If there's a deal that puts a Labor/Greens/Independent government in place, you might expect that to be a negative for shares, inasmuch as it could mean mining tax and, down the track, some kind of carbon tax. However that negativity could be offset by the probability that the Reserve Bank Board, meeting in Adelaide today, will decide that the price of money in Australia is neither too high nor too low, but just right.

And in any case, everything is getting better and better anyway. The GFC is over and Australia will always have Chin, whether it likes it or not. BIS Shrapnel chief economist Frank Gelber - in tour de force of conventional thinking - is quoted in today's Age speaking at a conference in Brisbane and saying, "All of the pre-conditions that led to the GFC are gone."

Gone baby gone. Or at least hidden.

For example, today's Wall Street Journal reports that the so-called "stress tests" of 91 European banks earlier this year may not have included the full exposure those banks had to the sovereign debt of nations like Spain, Italy, and Portugal. This is an important point because, according to spreads in the credit market, there is a fair chance that a lot of that debt will be marked down, if not defaulted on outright.

The Journal article says that, "Some banks excluded certain sovereign bonds from their tallies, and many reduced the sums to account for 'short' positions they were holding - facts that neither regulators nor most banks disclosed when the test results were published in late July." Shocking, innit?

This reminds us of a point we made last November in Canberra speaking at the Gold Standard Institute conference: the collateral of the global banking system was STILL compromised by bad mortgage debt. But in some places, the bad mortgage debt and merely been traded for bad sovereign debt, with the risk transferred to the public balance sheet. The fundamental health of the bankingsystem - the quality of assets - had not substantially improved since the heigh of the GFC.
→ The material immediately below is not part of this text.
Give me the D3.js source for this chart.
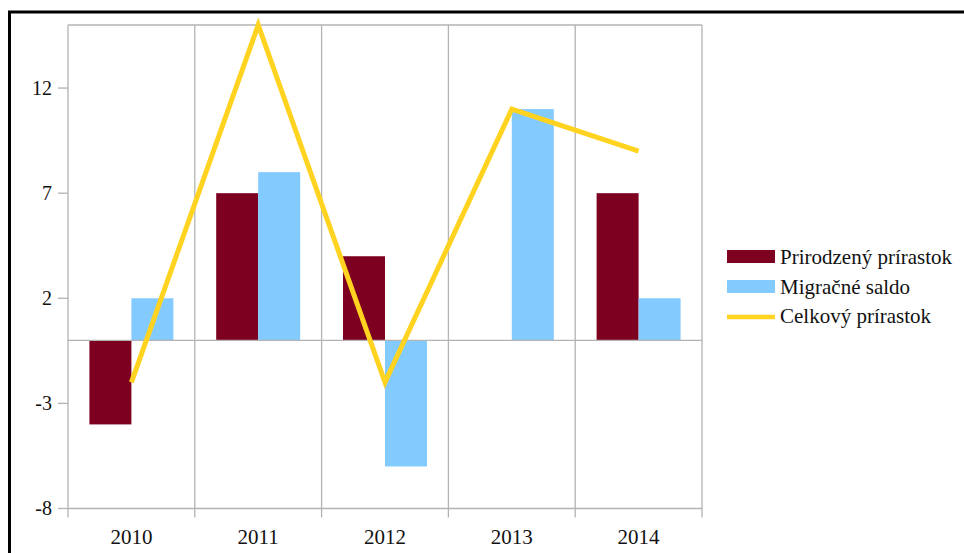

In fact, that seems truer than ever in Europe. And don't even get us started on America. Banks are stuffed to the gills with bad housing loans. One of the chief drivers of bank earnings in the last reporting quarter was based on reduced provisions for loan losses. But that does not seem like a real improvement in bank earnings, especially since the underlying conditions in the American housing market (and thus the American banking system) are, to be precise, really bad.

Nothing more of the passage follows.